Another example: she wants to move the date to your place immediately, but you don’t want to rush physical intimacy. Say, “That’s not for me tonight. I’d rather keep the date out here.”
Short is not rude. Short is often kinder, because it leaves less room for confusion.
The Real Skill: Being Warm While You Hold the Line
A lot of guys think saying no means becoming cold. It doesn’t. You can be friendly and still have standards.
The formula is simple:
- Acknowledge her idea.
- State your preference.
- Offer an alternative if you want one.
Examples:
- “That sounds fun. That’s not really for me, but I’d be up for brunch instead.”
- “I get why you like that. It’s not my thing, though, so I’ll sit that one out.”
- “No shade, it’s just not for me. Let’s do something else.”
This matters because attraction often drops when a man seems like he’s constantly managing her mood. Warmth tells her you’re still connected. The boundary tells her you’re still yourself.
Here’s the balance in action.
She says, “Come over and watch this reality show.” If you love the show, great. If you hate it, don’t fake enthusiasm just to be agreeable. Say, “That’s not for me, but I’d do a walk and a drink.” You’re not rejecting her. You’re rejecting an activity.
That distinction saves you from a lot of boring dates and weird resentments.
Where Men Need This Most: Early Dating and Escalation
The earlier the connection, the more your yeses matter. At the start, you’re setting the tone for how you’ll be treated.
If she suggests something that feels off, don’t default to compliance just because you want the date to keep going. A man who over-accommodates early often ends up over-accommodating later.
Use “That’s not for me” when:
- She pushes for a plan you don’t like.
- She wants you to ignore your schedule.
- She tries to move faster physically than you want.
- She jokes in a way that crosses a line.
Concrete example: she says, “Just come to this party with me and I’ll introduce you to everyone.” If you hate big parties and know you’ll be miserable, say, “That’s not for me, but I’d rather meet one-on-one.”

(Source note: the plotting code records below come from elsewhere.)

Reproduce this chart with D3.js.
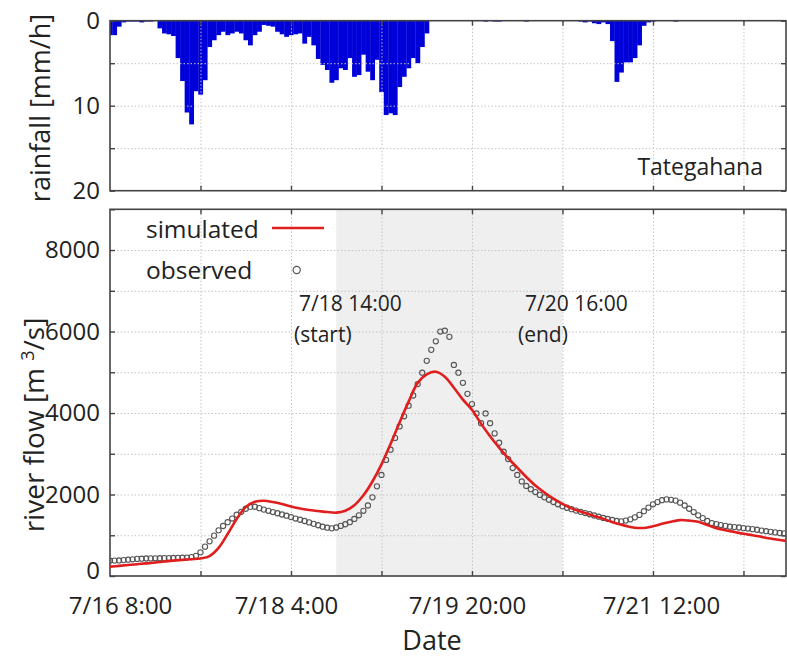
<!DOCTYPE html>
<html>
<head>
<meta charset="utf-8">
<script src="https://cdn.jsdelivr.net/npm/d3@7/dist/d3.min.js"></script>
<style>
    body { margin: 0; background: #fff; }
    svg { display: block; font-family: "Open Sans", sans-serif; }
    .grid line { stroke: #c4c4c4; stroke-width: 1; stroke-dasharray: 1.5, 2; }
    .grid path { display: none; }
    .axis path { display: none; }
    .axis line { stroke: #444; stroke-width: 1.4; }
    .axis text { font-size: 24px; fill: #222; font-family: "Open Sans", sans-serif; }
</style>
</head>
<body>
<div id="chart"></div>
<script>
// hours counted from the first tick of the time axis
const timeTicks = [0, 20, 40, 60, 80, 100, 120, 140];
const timeTickLabels = { 0: "7/16 8:00", 40: "7/18 4:00", 80: "7/19 20:00", 120: "7/21 12:00" };
const timeEnd = 149.4;
const periodStart = 50;   // 7/18 14:00
const periodEnd = 100;    // 7/20 16:00

const rainTicks = [0, 5, 10, 15, 20];
const rainTickLabels = [0, 10, 20];
const flowTicks = [0, 1000, 2000, 3000, 4000, 5000, 6000, 7000, 8000, 9000];
const flowTickLabels = [0, 2000, 4000, 6000, 8000];

// hourly rainfall at Tategahana [mm/h]
const rainfall = [
    1.7, 1.7, 0.7, 0.2, 0.1, 0.1, 0.1, 0.2, 0.1, 0.1,
    0.0, 0.9, 1.5, 1.6, 1.8, 4.4, 7.1, 10.8, 12.2, 8.3,
    8.7, 7.0, 3.1, 2.3, 1.7, 1.3, 1.7, 1.5, 1.3, 1.5,
    2.3, 2.9, 1.7, 1.3, 0.5, 0.6, 0.7, 1.3, 1.6, 1.9,
    1.7, 1.6, 1.5, 2.7, 1.9, 2.9, 4.5, 5.2, 5.8, 7.3,
    7.0, 5.6, 5.8, 4.4, 6.6, 6.4, 4.0, 6.0, 7.0, 4.6,
    8.4, 11.1, 10.9, 11.1, 7.8, 6.6, 5.6, 4.4, 5.0, 3.1,
    1.5, 0, 0, 0, 0, 0, 0, 0, 0, 0,
    0, 0, 0, 0.1, 0, 0.1, 0.1, 0, 0, 0,
    0, 0, 0.1, 0, 0, 0, 0, 0, 0, 0,
    0, 0, 0, 0, 0.1, 0.2, 0.1, 0.3, 0.4, 0.2,
    0.4, 2.4, 7.2, 6.1, 4.9, 4.9, 4.4, 2.9, 0.6, 0.2,
    0.1, 0, 0, 0, 0, 0.1, 0, 0, 0, 0,
    0, 0, 0, 0, 0, 0, 0, 0, 0, 0,
    0, 0, 0, 0, 0, 0, 0, 0, 0, 0
];

// hourly observed river flow [m3/s]
const observed = [
    376, 378, 382, 390, 400, 410, 420, 425, 430, 432,
    434, 436, 438, 440, 442, 445, 448, 452, 465, 495,
    580, 720, 850, 990, 1120, 1227, 1320, 1410, 1505, 1575,
    1650, 1695, 1700, 1665, 1630, 1600, 1570, 1540, 1510, 1480,
    1445, 1410, 1380, 1350, 1315, 1280, 1245, 1210, 1185, 1170,
    1190, 1230, 1270, 1320, 1400, 1490, 1600, 1730, 1930, 2200,
    2480, 2850, 3100, 3390, 3670, 3920, 4180, 4430, 4710, 4990,
    5280, 5550, 5760, 6000, 6020, 5870, 5180, 4990, 4740, 4470,
    4220, 3990, 3750, 3990, 3750, 3500, 3270, 3050, 2870, 2650,
    2480, 2320, 2210, 2130, 2060, 1990, 1930, 1870, 1815, 1760,
    1710, 1675, 1640, 1605, 1575, 1545, 1515, 1485, 1455, 1425,
    1400, 1375, 1350, 1340, 1360, 1390, 1440, 1500, 1590, 1680,
    1760, 1815, 1860, 1880, 1870, 1850, 1800, 1730, 1650, 1570,
    1490, 1420, 1350, 1300, 1275, 1250, 1230, 1210, 1200, 1190,
    1175, 1165, 1150, 1135, 1115, 1100, 1085, 1070, 1055, 1045
];

// simulated river flow every 2 hours [m3/s]
const simStep = 2;
const simulated = [
    229, 248, 268, 290, 310, 330, 355, 378, 395, 412,
    430, 490, 690, 1030, 1400, 1690, 1820, 1848, 1815, 1765,
    1705, 1655, 1620, 1595, 1570, 1555, 1600, 1735, 1980, 2320,
    2740, 3240, 3770, 4280, 4740, 4950, 5014, 4890, 4620, 4330,
    4080, 3740, 3430, 3150, 2890, 2660, 2430, 2220, 2050, 1900,
    1770, 1660, 1585, 1510, 1440, 1365, 1290, 1230, 1185, 1180,
    1220, 1280, 1330, 1372, 1360, 1330, 1250, 1175, 1125, 1080,
    1035, 1000, 960, 920, 885, 850
];

class RainfallRunoff {
    constructor(container) {
        this.container = container;
        this.init();
    }

    init() {
        this.width = 787;
        this.height = 661;
        this.left = 110;
        this.right = 786;
        this.tick = 5;

        this.createSvg();
        this.createScales();
        this.drawRain();
        this.drawFlow();
        this.drawLabels();
    }

    createSvg() {
        this.svg = d3.select(this.container)
            .append("svg")
            .attr("width", this.width)
            .attr("height", this.height);
        this.defs = this.svg.append("defs");
    }

    createScales() {
        this.x = d3.scaleLinear().domain([0, timeEnd]).range([this.left, this.right]);
        this.yRain = d3.scaleLinear().domain([0, 20]).range([20.7, 190.7]);
        this.yFlow = d3.scaleLinear().domain([0, 9000]).range([576, 209.3]);
    }

    clip(id, y) {
        const [a, b] = d3.extent(y.range());
        this.defs.append("clipPath").attr("id", id)
            .append("rect")
            .attr("x", this.left).attr("y", a)
            .attr("width", this.right - this.left).attr("height", b - a);
        return `url(#${id})`;
    }

    // grid, frame and inward ticks of one panel
    frame(y, yTicks, yLabels, showTime) {
        const [top, bottom] = d3.extent(y.range());
        const inner = timeTicks.filter(t => t > 0);

        this.svg.append("g").attr("class", "grid")
            .attr("transform", `translate(0,${bottom})`)
            .call(d3.axisBottom(this.x).tickValues(inner).tickSize(-(bottom - top)).tickFormat(""));
        this.svg.append("g").attr("class", "grid")
            .attr("transform", `translate(${this.left},0)`)
            .call(d3.axisLeft(y).tickValues(yTicks.filter(v => y(v) > top + 1 && y(v) < bottom - 1))
                .tickSize(-(this.right - this.left)).tickFormat(""));

        this.svg.append("rect")
            .attr("x", this.left).attr("y", top)
            .attr("width", this.right - this.left).attr("height", bottom - top)
            .attr("fill", "none").attr("stroke", "#444").attr("stroke-width", 1.6);

        const bottomAxis = d3.axisBottom(this.x)
            .tickSize(-this.tick).tickPadding(21)
            .tickFormat(t => showTime ? (timeTickLabels[t] || "") : "");
        const gb = this.svg.append("g").attr("class", "axis")
            .attr("transform", `translate(0,${bottom})`)
            .call(bottomAxis.tickValues(showTime ? timeTicks : inner));
        gb.selectAll("text").attr("font-size", "23.5px");
        gb.selectAll(".tick").filter(t => t === 0).select("line").remove();
        gb.selectAll(".tick").filter(t => t === 0).select("text").attr("dx", 10);
        gb.selectAll(".tick").filter(t => t === 40 || t === 80).select("text").attr("dx", -5);
        gb.selectAll(".tick").filter(t => t === 120).select("text").attr("dx", 8);

        this.svg.append("g").attr("class", "axis")
            .attr("transform", `translate(0,${top})`)
            .call(d3.axisTop(this.x).tickValues(inner).tickSize(-this.tick).tickFormat(""));

        const gl = this.svg.append("g").attr("class", "axis")
            .attr("transform", `translate(${this.left},0)`)
            .call(d3.axisLeft(y).tickValues(yTicks).tickSize(-this.tick).tickPadding(10)
                .tickFormat(v => yLabels.includes(v) ? v : ""));
        if (showTime) {
            // lift the bottom "0" clear of the date labels
            gl.selectAll(".tick").filter(v => v === 0).select("text").attr("dy", "0.1em");
        }

        this.svg.append("g").attr("class", "axis")
            .attr("transform", `translate(${this.right},0)`)
            .call(d3.axisRight(y).tickValues(yTicks).tickSize(-this.tick).tickFormat(""));
    }

    drawRain() {
        const clip = this.clip("rain-area", this.yRain);
        const bw = this.x(1) - this.x(0);

        this.svg.append("g").attr("clip-path", clip)
            .selectAll("rect")
            .data(rainfall)
            .enter()
            .append("rect")
            .attr("x", (d, i) => this.x(i - 0.5))
            .attr("width", bw + 0.3)
            .attr("y", this.yRain(0))
            .attr("height", d => this.yRain(d) - this.yRain(0))
            .attr("fill", "#0000d8");

        this.frame(this.yRain, rainTicks, rainTickLabels, false);

        this.svg.append("text")
            .attr("x", 763).attr("y", 175)
            .attr("text-anchor", "end")
            .attr("font-size", "23px").attr("fill", "#222")
            .text("Tategahana");
    }

    drawFlow() {
        const [top, bottom] = d3.extent(this.yFlow.range());

        // calibration period
        this.svg.append("rect")
            .attr("x", this.x(periodStart)).attr("y", top)
            .attr("width", this.x(periodEnd) - this.x(periodStart))
            .attr("height", bottom - top)
            .attr("fill", "#efefef");

        this.frame(this.yFlow, flowTicks, flowTickLabels, true);

        const clip = this.clip("flow-area", this.yFlow);
        const plot = this.svg.append("g").attr("clip-path", clip);

        plot.append("g")
            .selectAll("circle")
            .data(observed)
            .enter()
            .append("circle")
            .attr("cx", (d, i) => this.x(i))
            .attr("cy", d => this.yFlow(d))
            .attr("r", 2.6)
            .attr("fill", "none")
            .attr("stroke", "#555")
            .attr("stroke-width", 1.1);

        const line = d3.line()
            .x((d, i) => this.x(i * simStep))
            .y(d => this.yFlow(d))
            .curve(d3.curveCatmullRom);

        plot.append("path")
            .datum(simulated)
            .attr("d", line)
            .attr("fill", "none")
            .attr("stroke", "#e01e1e")
            .attr("stroke-width", 2.6);
    }

    drawLabels() {
        const text = (x, y, s, size, anchor) => this.svg.append("text")
            .attr("x", x).attr("y", y)
            .attr("font-size", size + "px")
            .attr("fill", "#222")
            .attr("text-anchor", anchor || "start")
            .text(s);

        // legend
        text(146, 238, "simulated", 24.5);
        text(146, 279, "observed", 24.5);
        this.svg.append("line")
            .attr("x1", 272).attr("x2", 324).attr("y1", 228).attr("y2", 228)
            .attr("stroke", "#e01e1e").attr("stroke-width", 2.6);
        this.svg.append("circle")
            .attr("cx", 296.7).attr("cy", 270).attr("r", 3.6)
            .attr("fill", "none").attr("stroke", "#555").attr("stroke-width", 1.2);

        // period annotations
        text(299, 311, "7/18 14:00", 21);
        text(294, 342, "(start)", 21);
        text(525, 311, "7/20 16:00", 21);
        text(518, 342, "(end)", 21);

        // axis titles
        text(432, 650, "Date", 27, "middle");

        this.svg.append("text")
            .attr("transform", "translate(50,108) rotate(-90)")
            .attr("text-anchor", "middle")
            .attr("font-size", "27px").attr("fill", "#222")
            .text("rainfall [mm/h]");

        const flowTitle = this.svg.append("text")
            .attr("transform", "translate(44,425) rotate(-90)")
            .attr("text-anchor", "middle")
            .attr("font-size", "28px").attr("fill", "#222");
        flowTitle.append("tspan").text("river flow [m ");
        flowTitle.append("tspan").attr("font-size", "18px").attr("dy", -10).text("3");
        flowTitle.append("tspan").attr("dy", 10).text("/s]");
    }
}

new RainfallRunoff("#chart");
</script>
</body>
</html>
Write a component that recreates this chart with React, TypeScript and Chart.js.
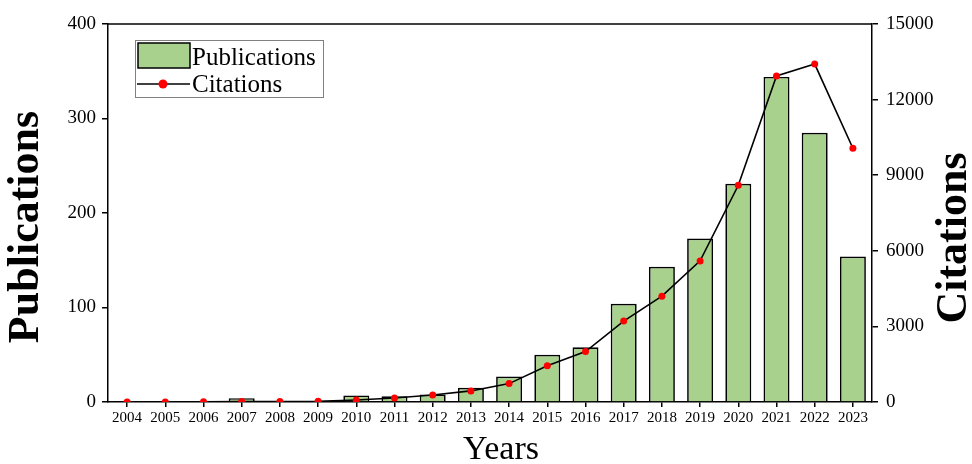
import React, { useEffect, useRef } from "react";
import { Chart, registerables } from "chart.js";

Chart.register(...registerables);

const years = ["2004","2005","2006","2007","2008","2009","2010","2011","2012","2013","2014","2015","2016","2017","2018","2019","2020","2021","2022","2023"];
const publications = [1, 0, 1, 4, 1, 1, 7, 6, 8, 15, 27, 50, 58, 104, 143, 173, 231, 344, 285, 154];
const citations = [0, 0, 5, 15, 20, 25, 80, 160, 280, 440, 730, 1440, 2000, 3210, 4200, 5600, 8600, 12940, 13410, 10070];
const leftTicks = [0, 100, 200, 300, 400];
const rightTicks = [0, 3000, 6000, 9000, 12000, 15000];

const SERIF = '"Liberation Serif", "Times New Roman", serif';
const GREEN = "#a9d18e";

const decorPlugin = {
  id: "decor",
  afterDraw(chart: any) {
    const { ctx, chartArea } = chart;
    ctx.save();
    // top border
    ctx.strokeStyle = "#000";
    ctx.lineWidth = 1.5;
    ctx.beginPath();
    ctx.moveTo(chartArea.left, chartArea.top);
    ctx.lineTo(chartArea.right, chartArea.top);
    ctx.stroke();

    // axis titles
    ctx.fillStyle = "#000";
    ctx.textAlign = "center";
    ctx.textBaseline = "middle";
    ctx.font = `bold 44px ${SERIF}`;
    ctx.save();
    ctx.translate(27, 227);
    ctx.rotate(-Math.PI / 2);
    ctx.fillText("Publications", 0, 0);
    ctx.restore();
    ctx.save();
    ctx.translate(955, 238);
    ctx.rotate(-Math.PI / 2);
    ctx.fillText("Citations", 0, 0);
    ctx.restore();
    ctx.font = `34px ${SERIF}`;
    ctx.fillText("Years", 501, 450);

    // legend
    ctx.fillStyle = "#fff";
    ctx.fillRect(135, 40, 188, 57);
    ctx.strokeStyle = "#808080";
    ctx.lineWidth = 1;
    ctx.strokeRect(135.5, 40.5, 188, 57);
    ctx.fillStyle = GREEN;
    ctx.fillRect(138, 43, 52, 25);
    ctx.strokeStyle = "#000";
    ctx.lineWidth = 1.5;
    ctx.strokeRect(138, 43, 52, 25);
    ctx.beginPath();
    ctx.moveTo(137, 84);
    ctx.lineTo(190, 84);
    ctx.stroke();
    ctx.fillStyle = "#ff0000";
    ctx.beginPath();
    ctx.arc(163, 84, 4.5, 0, Math.PI * 2);
    ctx.fill();
    ctx.fillStyle = "#000";
    ctx.textAlign = "left";
    ctx.textBaseline = "alphabetic";
    ctx.font = `25px ${SERIF}`;
    ctx.fillText("Publications", 192, 65);
    ctx.fillText("Citations", 192, 92);
    ctx.restore();
  },
};

export default function App() {
  const ref = useRef<HTMLCanvasElement>(null);
  useEffect(() => {
    if (!ref.current) return;
    const chart = new Chart(ref.current, {
      type: "bar",
      data: {
        labels: years,
        datasets: [
          {
            type: "line",
            label: "Citations",
            data: citations,
            yAxisID: "y1",
            borderColor: "#000",
            borderWidth: 1.6,
            pointBackgroundColor: "#ff0000",
            pointBorderWidth: 0,
            pointRadius: 3.5,
            tension: 0,
            order: 0,
          } as any,
          {
            type: "bar",
            label: "Publications",
            data: publications,
            yAxisID: "y",
            backgroundColor: GREEN,
            borderColor: "#000",
            borderWidth: 1.7,
            barPercentage: 0.68,
            categoryPercentage: 1,
            order: 1,
          },
        ],
      },
      options: {
        animation: false,
        responsive: true,
        maintainAspectRatio: false,
        layout: { padding: { top: 24, left: 0, right: 0, bottom: 0 } },
        plugins: { legend: { display: false }, tooltip: { enabled: false } },
        scales: {
          x: {
            offset: true,
            grid: { display: true, drawOnChartArea: false, offset: false, tickLength: 5, color: "#000", lineWidth: 1.5 },
            border: { display: true, color: "#000", width: 1.5 },
            ticks: { color: "#000", font: { family: SERIF, size: 15 }, maxRotation: 0, autoSkip: false, padding: 2 },
            afterFit: (s: any) => { s.height = 62; },
          },
          y: {
            position: "left",
            min: 0,
            max: 400,
            afterBuildTicks: (s: any) => { s.ticks = leftTicks.map((v) => ({ value: v })); },
            grid: { display: true, drawOnChartArea: false, tickLength: 6, color: "#000", lineWidth: 1.5 },
            border: { display: true, color: "#000", width: 1.5 },
            ticks: { color: "#000", font: { family: SERIF, size: 19 }, padding: 6, callback: (v: any) => String(v) },
            afterFit: (s: any) => { s.width = 108; },
          },
          y1: {
            position: "right",
            min: 0,
            max: 15000,
            afterBuildTicks: (s: any) => { s.ticks = rightTicks.map((v) => ({ value: v })); },
            grid: { display: true, drawOnChartArea: false, tickLength: 6, color: "#000", lineWidth: 1.5 },
            border: { display: true, color: "#000", width: 1.5 },
            ticks: { color: "#000", font: { family: SERIF, size: 19 }, padding: 8, callback: (v: any) => String(v) },
            afterFit: (s: any) => { s.width = 100; },
          },
        },
      },
      plugins: [decorPlugin],
    });
    return () => chart.destroy();
  }, []);
  return (
    <div style={{ position: "fixed", left: 0, top: 0, width: 972, height: 464, background: "#fff" }}>
      <canvas ref={ref} />
    </div>
  );
}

Another example: she keeps teasing you about something personal after you’ve shown you’re not laughing. Say, “That’s not a joke I enjoy. Let’s switch gears.”
You do not need to wait until you’re boiling over to have a spine.
Watch What Happens After You Say It
A healthy reaction to your boundary is easy to spot. She might be disappointed, but she stays engaged. She adjusts. She respects the information.
An unhealthy reaction is when she turns your preference into a test:
- “Wow, so you’re boring.”
- “If you liked me, you’d do it.”
- “You must be insecure.”
That doesn’t automatically mean she’s bad. It may mean she’s used to people saying yes and she doesn’t like the loss of control. But it does tell you something important: your boundaries matter, and her response is data.
If she can’t handle a simple “That’s not for me,” she probably won’t handle harder truths later.
And if the situation is minor, you can stay playful without folding:
- Her: “Come on, it’ll be fun.”
- You: “Maybe for you. I’m protecting the city from my dance moves.”
Light humor is fine. Self-erasure is not.
A man who can kindly decline a bad idea is a man who can build a better relationship.